▸ **Problem to solve**
Copy out the listing that follows, exact in every word, and skip the images.

▸ **Provided data**
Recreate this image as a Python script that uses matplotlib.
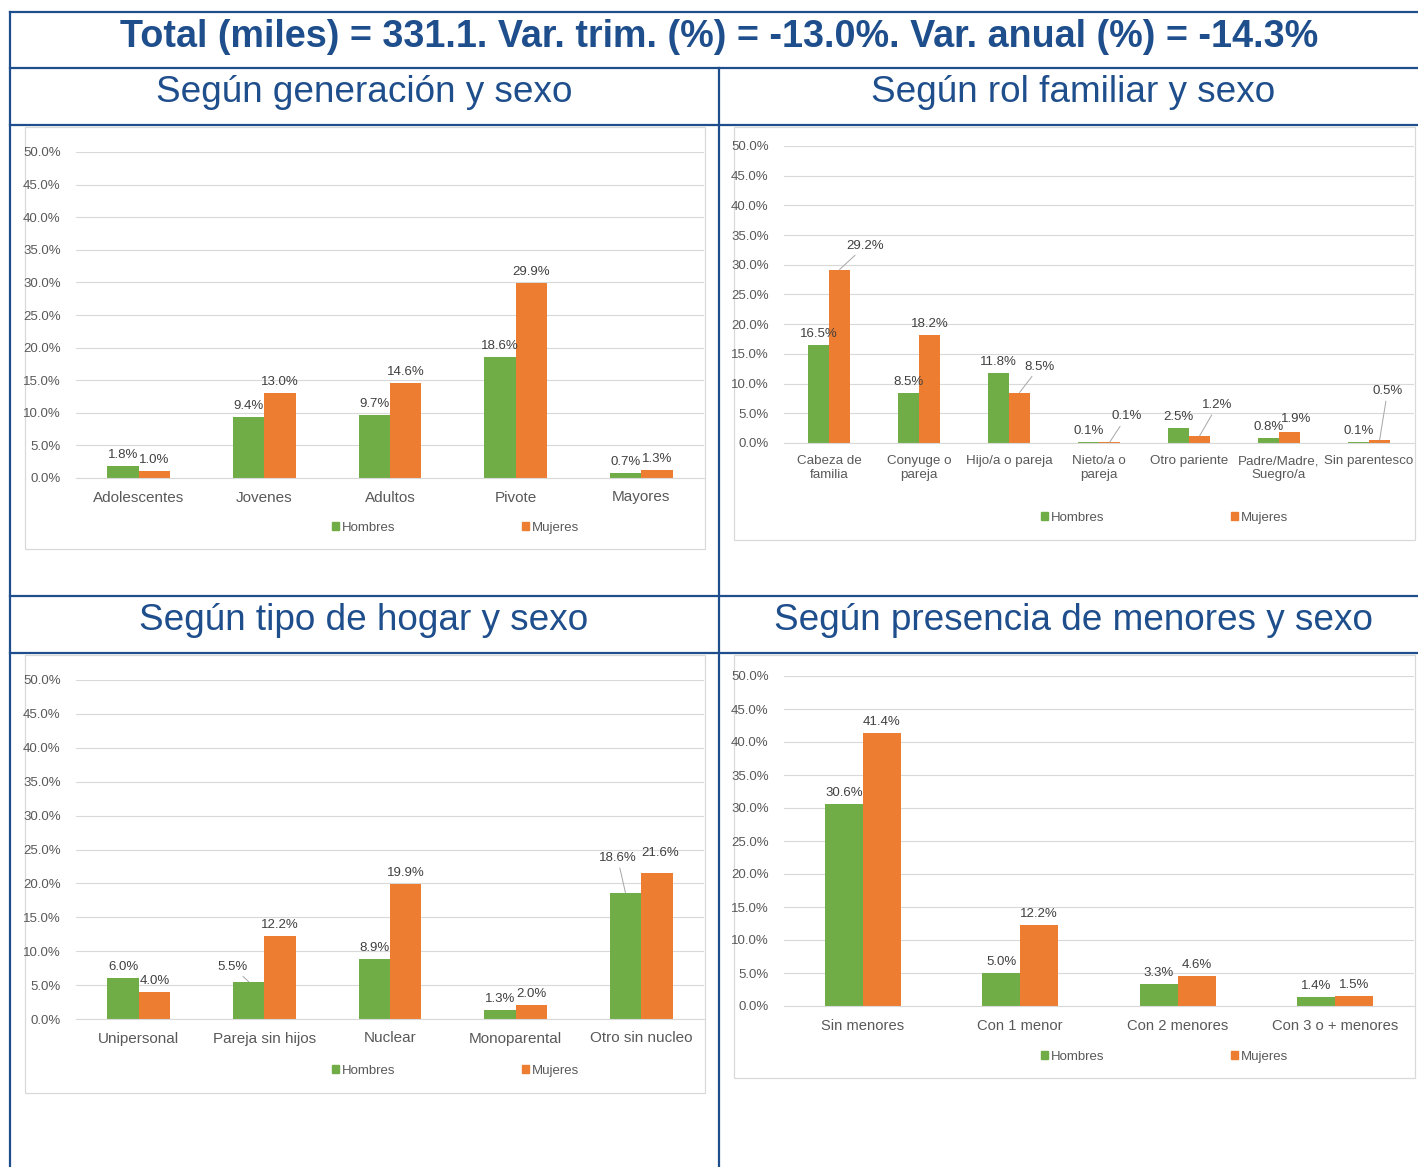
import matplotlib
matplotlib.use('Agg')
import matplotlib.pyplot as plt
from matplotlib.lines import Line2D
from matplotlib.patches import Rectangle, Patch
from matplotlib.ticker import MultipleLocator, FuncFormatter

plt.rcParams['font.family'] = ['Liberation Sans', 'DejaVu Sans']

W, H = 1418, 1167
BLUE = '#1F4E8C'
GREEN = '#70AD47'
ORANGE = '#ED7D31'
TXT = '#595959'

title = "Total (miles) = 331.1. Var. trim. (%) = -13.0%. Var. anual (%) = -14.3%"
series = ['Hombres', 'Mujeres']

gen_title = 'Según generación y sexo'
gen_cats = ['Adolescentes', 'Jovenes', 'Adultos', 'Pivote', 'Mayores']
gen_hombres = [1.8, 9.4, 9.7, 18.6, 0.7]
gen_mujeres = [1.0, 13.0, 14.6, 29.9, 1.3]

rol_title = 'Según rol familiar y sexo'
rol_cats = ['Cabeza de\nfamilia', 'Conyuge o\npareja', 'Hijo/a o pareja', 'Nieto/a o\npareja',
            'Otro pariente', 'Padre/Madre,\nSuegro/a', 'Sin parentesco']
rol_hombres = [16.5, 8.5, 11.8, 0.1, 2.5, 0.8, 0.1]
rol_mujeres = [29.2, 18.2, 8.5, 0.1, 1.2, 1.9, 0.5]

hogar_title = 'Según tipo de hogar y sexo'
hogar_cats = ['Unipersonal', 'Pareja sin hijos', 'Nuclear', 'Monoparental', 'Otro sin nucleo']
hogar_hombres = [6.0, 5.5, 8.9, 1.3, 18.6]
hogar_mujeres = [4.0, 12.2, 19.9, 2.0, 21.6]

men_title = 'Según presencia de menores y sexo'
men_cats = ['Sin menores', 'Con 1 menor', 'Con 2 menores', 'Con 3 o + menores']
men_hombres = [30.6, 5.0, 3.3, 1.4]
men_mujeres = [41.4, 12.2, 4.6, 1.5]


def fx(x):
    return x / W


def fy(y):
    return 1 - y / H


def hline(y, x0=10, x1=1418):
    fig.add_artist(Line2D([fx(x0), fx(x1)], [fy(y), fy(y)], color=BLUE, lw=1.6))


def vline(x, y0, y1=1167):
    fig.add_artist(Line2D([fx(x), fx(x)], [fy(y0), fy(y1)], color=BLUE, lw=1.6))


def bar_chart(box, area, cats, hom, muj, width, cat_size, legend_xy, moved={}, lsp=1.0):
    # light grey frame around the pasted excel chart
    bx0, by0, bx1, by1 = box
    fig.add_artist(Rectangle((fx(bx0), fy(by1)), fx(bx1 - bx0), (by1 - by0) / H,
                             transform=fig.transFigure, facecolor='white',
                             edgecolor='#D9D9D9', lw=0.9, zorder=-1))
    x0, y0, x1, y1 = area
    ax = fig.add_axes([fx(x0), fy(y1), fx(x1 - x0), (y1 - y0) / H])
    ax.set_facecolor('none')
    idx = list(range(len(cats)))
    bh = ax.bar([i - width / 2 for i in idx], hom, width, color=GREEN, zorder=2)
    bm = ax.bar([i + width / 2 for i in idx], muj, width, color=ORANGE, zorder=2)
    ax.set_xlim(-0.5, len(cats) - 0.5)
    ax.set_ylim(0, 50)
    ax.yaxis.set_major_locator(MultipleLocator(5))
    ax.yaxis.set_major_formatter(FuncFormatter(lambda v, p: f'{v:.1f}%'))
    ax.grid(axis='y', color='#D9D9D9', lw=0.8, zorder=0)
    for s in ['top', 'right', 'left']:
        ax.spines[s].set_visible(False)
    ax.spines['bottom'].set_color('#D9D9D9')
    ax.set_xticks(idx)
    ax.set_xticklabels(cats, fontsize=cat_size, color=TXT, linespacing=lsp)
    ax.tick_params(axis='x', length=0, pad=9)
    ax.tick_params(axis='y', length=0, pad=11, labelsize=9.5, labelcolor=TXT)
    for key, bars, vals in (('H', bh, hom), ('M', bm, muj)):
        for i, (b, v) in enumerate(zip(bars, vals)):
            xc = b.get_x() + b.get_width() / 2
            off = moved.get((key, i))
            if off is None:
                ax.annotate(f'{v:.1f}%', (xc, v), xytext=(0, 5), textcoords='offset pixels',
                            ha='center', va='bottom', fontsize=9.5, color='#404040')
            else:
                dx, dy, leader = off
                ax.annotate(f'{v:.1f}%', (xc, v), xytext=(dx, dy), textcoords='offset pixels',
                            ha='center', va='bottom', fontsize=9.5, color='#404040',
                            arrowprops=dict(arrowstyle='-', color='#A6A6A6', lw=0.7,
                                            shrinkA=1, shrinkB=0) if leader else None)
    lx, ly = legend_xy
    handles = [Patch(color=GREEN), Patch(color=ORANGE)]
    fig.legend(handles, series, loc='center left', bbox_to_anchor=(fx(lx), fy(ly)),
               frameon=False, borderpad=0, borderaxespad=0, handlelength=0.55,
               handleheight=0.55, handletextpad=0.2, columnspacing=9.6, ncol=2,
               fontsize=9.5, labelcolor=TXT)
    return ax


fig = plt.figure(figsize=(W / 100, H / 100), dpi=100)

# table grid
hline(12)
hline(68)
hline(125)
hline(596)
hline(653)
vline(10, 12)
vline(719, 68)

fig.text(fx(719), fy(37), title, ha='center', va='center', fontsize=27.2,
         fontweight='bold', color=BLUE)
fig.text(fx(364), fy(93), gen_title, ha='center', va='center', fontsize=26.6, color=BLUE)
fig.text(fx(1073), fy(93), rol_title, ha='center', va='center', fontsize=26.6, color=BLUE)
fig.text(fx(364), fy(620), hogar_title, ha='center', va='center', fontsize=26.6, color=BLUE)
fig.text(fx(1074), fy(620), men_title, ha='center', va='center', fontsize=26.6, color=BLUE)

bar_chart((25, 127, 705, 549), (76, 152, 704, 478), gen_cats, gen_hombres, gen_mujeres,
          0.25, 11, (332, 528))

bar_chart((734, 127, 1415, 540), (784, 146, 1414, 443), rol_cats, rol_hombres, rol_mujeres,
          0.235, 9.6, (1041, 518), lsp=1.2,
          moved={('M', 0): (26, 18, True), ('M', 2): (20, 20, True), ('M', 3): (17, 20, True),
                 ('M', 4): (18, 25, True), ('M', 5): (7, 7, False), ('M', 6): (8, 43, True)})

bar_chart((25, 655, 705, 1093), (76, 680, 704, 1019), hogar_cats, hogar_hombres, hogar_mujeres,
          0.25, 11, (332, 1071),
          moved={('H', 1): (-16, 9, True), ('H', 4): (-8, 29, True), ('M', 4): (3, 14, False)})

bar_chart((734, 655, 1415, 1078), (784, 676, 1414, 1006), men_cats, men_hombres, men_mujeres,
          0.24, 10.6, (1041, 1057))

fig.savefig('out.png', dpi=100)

▸ **Solved problem**
Recreate this image as a Python script that uses matplotlib.
import matplotlib
matplotlib.use('Agg')
import matplotlib.pyplot as plt
from matplotlib.lines import Line2D
from matplotlib.patches import Rectangle, Patch
from matplotlib.ticker import MultipleLocator, FuncFormatter

plt.rcParams['font.family'] = ['Liberation Sans', 'DejaVu Sans']

W, H = 1418, 1167
BLUE = '#1F4E8C'
GREEN = '#70AD47'
ORANGE = '#ED7D31'
TXT = '#595959'

title = "Total (miles) = 331.1. Var. trim. (%) = -13.0%. Var. anual (%) = -14.3%"
series = ['Hombres', 'Mujeres']

gen_title = 'Según generación y sexo'
gen_cats = ['Adolescentes', 'Jovenes', 'Adultos', 'Pivote', 'Mayores']
gen_hombres = [1.8, 9.4, 9.7, 18.6, 0.7]
gen_mujeres = [1.0, 13.0, 14.6, 29.9, 1.3]

rol_title = 'Según rol familiar y sexo'
rol_cats = ['Cabeza de\nfamilia', 'Conyuge o\npareja', 'Hijo/a o pareja', 'Nieto/a o\npareja',
            'Otro pariente', 'Padre/Madre,\nSuegro/a', 'Sin parentesco']
rol_hombres = [16.5, 8.5, 11.8, 0.1, 2.5, 0.8, 0.1]
rol_mujeres = [29.2, 18.2, 8.5, 0.1, 1.2, 1.9, 0.5]

hogar_title = 'Según tipo de hogar y sexo'
hogar_cats = ['Unipersonal', 'Pareja sin hijos', 'Nuclear', 'Monoparental', 'Otro sin nucleo']
hogar_hombres = [6.0, 5.5, 8.9, 1.3, 18.6]
hogar_mujeres = [4.0, 12.2, 19.9, 2.0, 21.6]

men_title = 'Según presencia de menores y sexo'
men_cats = ['Sin menores', 'Con 1 menor', 'Con 2 menores', 'Con 3 o + menores']
men_hombres = [30.6, 5.0, 3.3, 1.4]
men_mujeres = [41.4, 12.2, 4.6, 1.5]


def fx(x):
    return x / W


def fy(y):
    return 1 - y / H


def hline(y, x0=10, x1=1418):
    fig.add_artist(Line2D([fx(x0), fx(x1)], [fy(y), fy(y)], color=BLUE, lw=1.6))


def vline(x, y0, y1=1167):
    fig.add_artist(Line2D([fx(x), fx(x)], [fy(y0), fy(y1)], color=BLUE, lw=1.6))


def bar_chart(box, area, cats, hom, muj, width, cat_size, legend_xy, moved={}, lsp=1.0):
    # light grey frame around the pasted excel chart
    bx0, by0, bx1, by1 = box
    fig.add_artist(Rectangle((fx(bx0), fy(by1)), fx(bx1 - bx0), (by1 - by0) / H,
                             transform=fig.transFigure, facecolor='white',
                             edgecolor='#D9D9D9', lw=0.9, zorder=-1))
    x0, y0, x1, y1 = area
    ax = fig.add_axes([fx(x0), fy(y1), fx(x1 - x0), (y1 - y0) / H])
    ax.set_facecolor('none')
    idx = list(range(len(cats)))
    bh = ax.bar([i - width / 2 for i in idx], hom, width, color=GREEN, zorder=2)
    bm = ax.bar([i + width / 2 for i in idx], muj, width, color=ORANGE, zorder=2)
    ax.set_xlim(-0.5, len(cats) - 0.5)
    ax.set_ylim(0, 50)
    ax.yaxis.set_major_locator(MultipleLocator(5))
    ax.yaxis.set_major_formatter(FuncFormatter(lambda v, p: f'{v:.1f}%'))
    ax.grid(axis='y', color='#D9D9D9', lw=0.8, zorder=0)
    for s in ['top', 'right', 'left']:
        ax.spines[s].set_visible(False)
    ax.spines['bottom'].set_color('#D9D9D9')
    ax.set_xticks(idx)
    ax.set_xticklabels(cats, fontsize=cat_size, color=TXT, linespacing=lsp)
    ax.tick_params(axis='x', length=0, pad=9)
    ax.tick_params(axis='y', length=0, pad=11, labelsize=9.5, labelcolor=TXT)
    for key, bars, vals in (('H', bh, hom), ('M', bm, muj)):
        for i, (b, v) in enumerate(zip(bars, vals)):
            xc = b.get_x() + b.get_width() / 2
            off = moved.get((key, i))
            if off is None:
                ax.annotate(f'{v:.1f}%', (xc, v), xytext=(0, 5), textcoords='offset pixels',
                            ha='center', va='bottom', fontsize=9.5, color='#404040')
            else:
                dx, dy, leader = off
                ax.annotate(f'{v:.1f}%', (xc, v), xytext=(dx, dy), textcoords='offset pixels',
                            ha='center', va='bottom', fontsize=9.5, color='#404040',
                            arrowprops=dict(arrowstyle='-', color='#A6A6A6', lw=0.7,
                                            shrinkA=1, shrinkB=0) if leader else None)
    lx, ly = legend_xy
    handles = [Patch(color=GREEN), Patch(color=ORANGE)]
    fig.legend(handles, series, loc='center left', bbox_to_anchor=(fx(lx), fy(ly)),
               frameon=False, borderpad=0, borderaxespad=0, handlelength=0.55,
               handleheight=0.55, handletextpad=0.2, columnspacing=9.6, ncol=2,
               fontsize=9.5, labelcolor=TXT)
    return ax


fig = plt.figure(figsize=(W / 100, H / 100), dpi=100)

# table grid
hline(12)
hline(68)
hline(125)
hline(596)
hline(653)
vline(10, 12)
vline(719, 68)

fig.text(fx(719), fy(37), title, ha='center', va='center', fontsize=27.2,
         fontweight='bold', color=BLUE)
fig.text(fx(364), fy(93), gen_title, ha='center', va='center', fontsize=26.6, color=BLUE)
fig.text(fx(1073), fy(93), rol_title, ha='center', va='center', fontsize=26.6, color=BLUE)
fig.text(fx(364), fy(620), hogar_title, ha='center', va='center', fontsize=26.6, color=BLUE)
fig.text(fx(1074), fy(620), men_title, ha='center', va='center', fontsize=26.6, color=BLUE)

bar_chart((25, 127, 705, 549), (76, 152, 704, 478), gen_cats, gen_hombres, gen_mujeres,
          0.25, 11, (332, 528))

bar_chart((734, 127, 1415, 540), (784, 146, 1414, 443), rol_cats, rol_hombres, rol_mujeres,
          0.235, 9.6, (1041, 518), lsp=1.2,
          moved={('M', 0): (26, 18, True), ('M', 2): (20, 20, True), ('M', 3): (17, 20, True),
                 ('M', 4): (18, 25, True), ('M', 5): (7, 7, False), ('M', 6): (8, 43, True)})

bar_chart((25, 655, 705, 1093), (76, 680, 704, 1019), hogar_cats, hogar_hombres, hogar_mujeres,
          0.25, 11, (332, 1071),
          moved={('H', 1): (-16, 9, True), ('H', 4): (-8, 29, True), ('M', 4): (3, 14, False)})

bar_chart((734, 655, 1415, 1078), (784, 676, 1414, 1006), men_cats, men_hombres, men_mujeres,
          0.24, 10.6, (1041, 1057))

fig.savefig('out.png', dpi=100)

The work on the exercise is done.